REPUBLIKA.CO.ID, KARO -- Aktivitas vulkanologi yang diperlihatkan Gunung Sinabung, Tanah Karo, Sumatra Utara (Sumut) memaksa warga di sekitar lereng harus meninggalkan rumah mereka. Seperti di Desa Payung, Kecamatan Payung, Karo, Sumut.
Desa Payung dibangun di selatan kaki Gunung Sinabung. Jarak dari Sinabung ke desa ini berkisar 5 Kilometer saja. Sehingga membuat desa ini masuk sebagai desa dalam zona merah.
Pantauan Republika, di desa yang rumah-rumahnya berdiri di sisi Jl. Kutabuluh itu , suasana Jumat (7/2) pagi sangat sepi. Seperti desa mati, rumah-rumah warga serta pekarangan mereka tertutup oleh tumpukan debu.

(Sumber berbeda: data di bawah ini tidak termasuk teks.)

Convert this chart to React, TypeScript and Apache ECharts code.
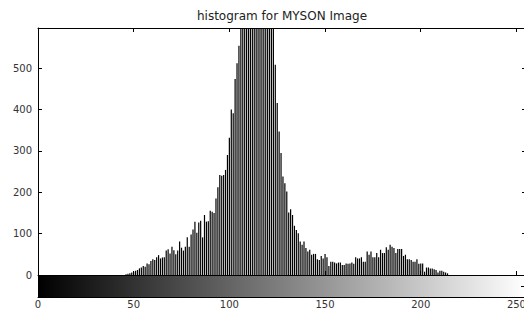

Tak hanya itu, tanaman tani yang berada di sepanjang sisi jalan di desa pun sudah mati tertimbun debu berwarna abu. Keramaian di desa ini hanya bersumber dari sekawanan anjing yang sepertinya ditinggal pergi oleh para pemiliknya.
Komplek pemakaman nasrani yang berada di sekitar lokasi pun sama tak terurusnya. Sejak ditinggal tiga bulan lalu, debu abu vulkani menyelimuti seluruh pemakaman yang rata-rata dibangun tinggi ini.
Debu-debu berterbangan mana kala mobil-mobil tim sar dan pengirim bantuan melintasi jalan di desa tersebut. Pandangan menjadi terhalang, nafas tersengal dan rambut berdebu. Kacamata bening, masker, dan topi menjadi senjata paling efektif untuk menghalau gangguan itu.
“Kita memang kalau kirim (bantuan) ke Desa Tandjung lewat sini. Sebenarnya jalur bahaya, tapi kita punya waktu melewati ini, lagi pula Jl Kutabuluh seperti jalan tikus bisa memotong waktu perjalanan ke Desa yang kita tuju,” ujar Mulya, Driver tim Palang Merah Indonesia (PMI) saat menyetir kendaraan bantuan ke posko pengungsian.
Pemerintah Kabupaten Karo, Sumut memang memberikan sinyalemen akan adanya relokasi bagi desa yang terkena dampak paling parah bila terkena erupsi Sinabung. Desa Payung memang belum masuk diantaranya. Hingga saat ini, Pemkab Karo baru menjadikan desa lain di Kecamatan Payung sebagai desa yang harus direlokasi. Desa itu adalah Desa Sukameriah yang berjarak 2,5 Km dari Gunung Sinabung.